It is for everyone on TOR whan TOR is DOSing... Just read the code. When you get 125 connections on a core it will start drooping TOR connections if any unTOR connection will come in. So even when DOSed it will not drop all... nonTOR is prioritized because there are Exchanges and Wallets and Payment processors there...
Need bigger blocks... Well do we need IPv6... Wouldn't it be grate if we done that way back... It cost so much more now then it would...
DNS seed changes
I really don't see a problem removing one that isn't working and adding himself...
querying the UTXO set
Did read what XT says about it but did not have time to do more research. If I don't like it I can still use QT+BIP101. But you can tell me the issue...
relaying double spends
Did read what XT says about it but did not have time to do more research. If I don't like it I can still use QT+BIP101. But you can tell me the issue...

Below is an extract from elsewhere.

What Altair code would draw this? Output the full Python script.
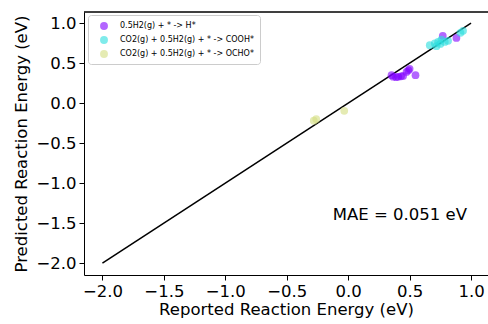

That's the point. The people in this thread pushing hard for XT aren't even aware of some of the changes that it makes to the protocol. That's a function of this sense of urgency to address the block size issue -- but then, what is the urgency to implement
any other changes? There is none.
Why is it so difficult to understand that the hard fork should be taken on its own -- it shouldn't be attempting to implement a slew of other changes that Gavin and Hearn want. I hate to bring up the Patriot Act analogy again but the urgency there was much the same -- "We urgently need to address new threats (block size limit), but we're gonna make a bunch of other changes behind the scenes without any public debate. All the while, we only discuss the block size limit, and we only do it with polemics."
Yes, we need bigger blocks. That is somewhat of an urgent concern. There are no other concerns that call for this urgency. Why blindly support a hard fork that ignores that?
This is a hard fork, not a fucking salad bar.